What does it mean to have good boundaries? I've been told that good boundaries are porous. Does that mean that things that hurt me make it through anyway? Does that mean that things that I'd rather not have known make it out?

Yes. Because the alternative is stasis. The work lies in what happens next. Instead of seeing boundaries like walls, I try to envision them as gates into a palace. Each with successively more protection. The reason for the guards isn't to keep everyone out (unless there's an attack) but rather to let people in. To make sure that they're the right person to enter to the next level. Each of these gates creates successive layers to our interconnected circles of trust.

When we make vulnerable work that seeks to make change in the world, we put ourselves at risk. Emotionally, spiritually, and sometimes physically. If we make a piece about trans rights, we may not want a gender critical "activist" to make it to the panel discussion to tell us that we're a travesty to humanity. When we write about an old lover and the effects of the relationship on our work, we may not want them to receive that email.

I think of my creative practice like a giant flow of energy that is successively dammed and diverted by the boundaries of the different mediums and distribution channels that I've beginning to engage with. I write everything in my morning pages. It's for no one - I don't ever read it later. I write a bit less in my Akimbo dailies. I edit that post a bit and strip out some workshop specific things to post to my blog (although I am considering how I may want to reconsider how much I share here). I'm considering how this translates to social media. A quipy line for twitter. A photo and vignette for instagram. A video clip of my music for tiktok.

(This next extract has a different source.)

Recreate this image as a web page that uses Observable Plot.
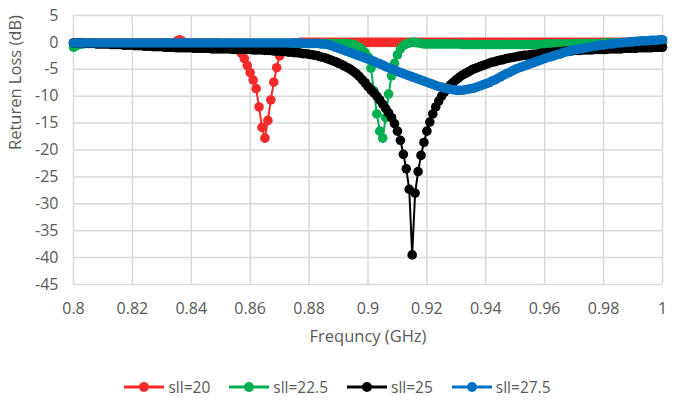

Do you filter your work to protect yourself? Do you understand who your audience is on a particular platform? Do you understand their expectations? Do you work to set expectations for yourself and those that encounter your work? Do you create clear directions for how someone might move inwards or outwards within your circles of trust?

Yet regardless of how much we work to clarify these boundaries and the interchanges between them, things will always slip through. The most important questions come then? How do we respond? How do we direct people back to the right level? How do we redesign the process? We may need new guards, new levels, new expectations. Sometimes the only redesign required is a deep breath.

Ultimately the only person responsible for your own boundaries is you. If someone ends up where you don't want them to be, the only person you can control is still yourself. Do you treat yourself gently in that moment? Or are you busy pulling out the whip to flog the guards who were just doing their best within the imperfect systems that you set up for them.

The truth of being porous, of being vulnerable, of being an artist is that we will be hurt. The courageous bit is when we show up anyway, again, and again, and again. The stupid part is if we don't bring a helmet.